That was it. I'd never understood before. It was full of money—that was the inexhaustible charm that rose and fell in it, the jingle of it, the cymbals' song of it … High in a white palace the king's daughter, the golden girl …
Chapter 7 · Narrator
Context
Immediately after Gatsby's observation that Daisy's voice is 'full of money,' Nick experiences a moment of revelation. He elaborates on Gatsby's insight, extending the metaphor into a fairy-tale image that reveals his own susceptibility to the same enchantment.
Analysis
The auditory imagery of 'jingle' and 'cymbals' song' transforms Daisy's voice from a human attribute into a form of currency—something that circulates, attracts, and promises value—while the fairy-tale imagery of 'white palace' and 'king's daughter' reveals that Nick, too, mythologizes wealth into romance.
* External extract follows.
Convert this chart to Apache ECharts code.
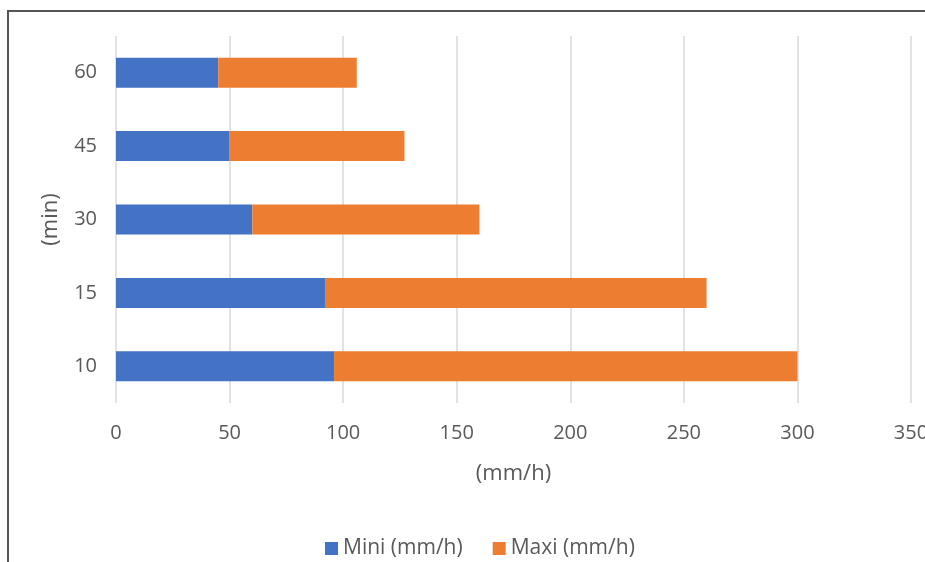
<!DOCTYPE html>
<html><head><meta charset="utf-8">
<script src="https://cdn.jsdelivr.net/npm/echarts@6/dist/echarts.min.js"></script>
<style>html,body{margin:0;padding:0;background:#fff}#c{width:925px;height:562px}</style>
</head><body><div id="c"></div>
<script>
var categories = ['10', '15', '30', '45', '60'];
var miniValues = [96, 92, 60, 50, 45];
var maxiValues = [204, 168, 100, 77, 61];
var xTicks = { min: 0, max: 350, interval: 50 };

var font = '"Open Sans", "Noto Sans", sans-serif';
var chart = echarts.init(document.getElementById('c'));
chart.setOption({
  animation: false,
  textStyle: { fontFamily: font },
  graphic: [{ type: 'rect', shape: { x: 8, y: 11, width: 1000, height: 1000 }, style: { fill: 'none', stroke: '#555', lineWidth: 2 } }],
  grid: { left: 116, right: 14, top: 36, bottom: 159, containLabel: false, outerBoundsMode: 'none' },
  legend: {
    left: 320, top: 533, itemWidth: 13, itemHeight: 13, itemGap: 30, icon: 'rect',
    textStyle: { color: '#595959', fontSize: 21, fontFamily: font },
    data: ['Mini (mm/h)', 'Maxi (mm/h)']
  },
  xAxis: {
    type: 'value', min: xTicks.min, max: xTicks.max, interval: xTicks.interval,
    name: '(mm/h)', nameLocation: 'middle', nameGap: 60,
    nameTextStyle: { color: '#595959', fontSize: 22, fontFamily: font },
    axisLine: { show: false }, axisTick: { show: false },
    axisLabel: { color: '#595959', fontSize: 20, margin: 20, fontFamily: font },
    splitLine: { lineStyle: { color: '#d9d9d9', width: 1.5 } }
  },
  yAxis: {
    type: 'category', data: categories,
    name: '(min)', nameLocation: 'middle', nameGap: 54,
    nameTextStyle: { color: '#595959', fontSize: 22, fontFamily: font },
    axisLine: { show: false }, axisTick: { show: false },
    axisLabel: { color: '#595959', fontSize: 20, margin: 19, fontFamily: font }
  },
  series: [
    { name: 'Mini (mm/h)', type: 'bar', stack: 's', data: miniValues, barWidth: 30, itemStyle: { color: '#4472C4' } },
    { name: 'Maxi (mm/h)', type: 'bar', stack: 's', data: maxiValues, barWidth: 30, itemStyle: { color: '#ED7D31' } }
  ]
});
</script></body></html>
The ellipsis and shift into fairy-tale register expose how the conflation of money and desire operates not just on Gatsby but on the narrator himself, subtly compromising his authority as an objective observer.
How to Use in Essay
Strong for essays on Nick's complicity in the romanticization of wealth, or for analyzing how the novel suggests that the American Dream operates as a collective mythology rather than an individual delusion—even the supposedly clear-eyed narrator is seduced by its logic.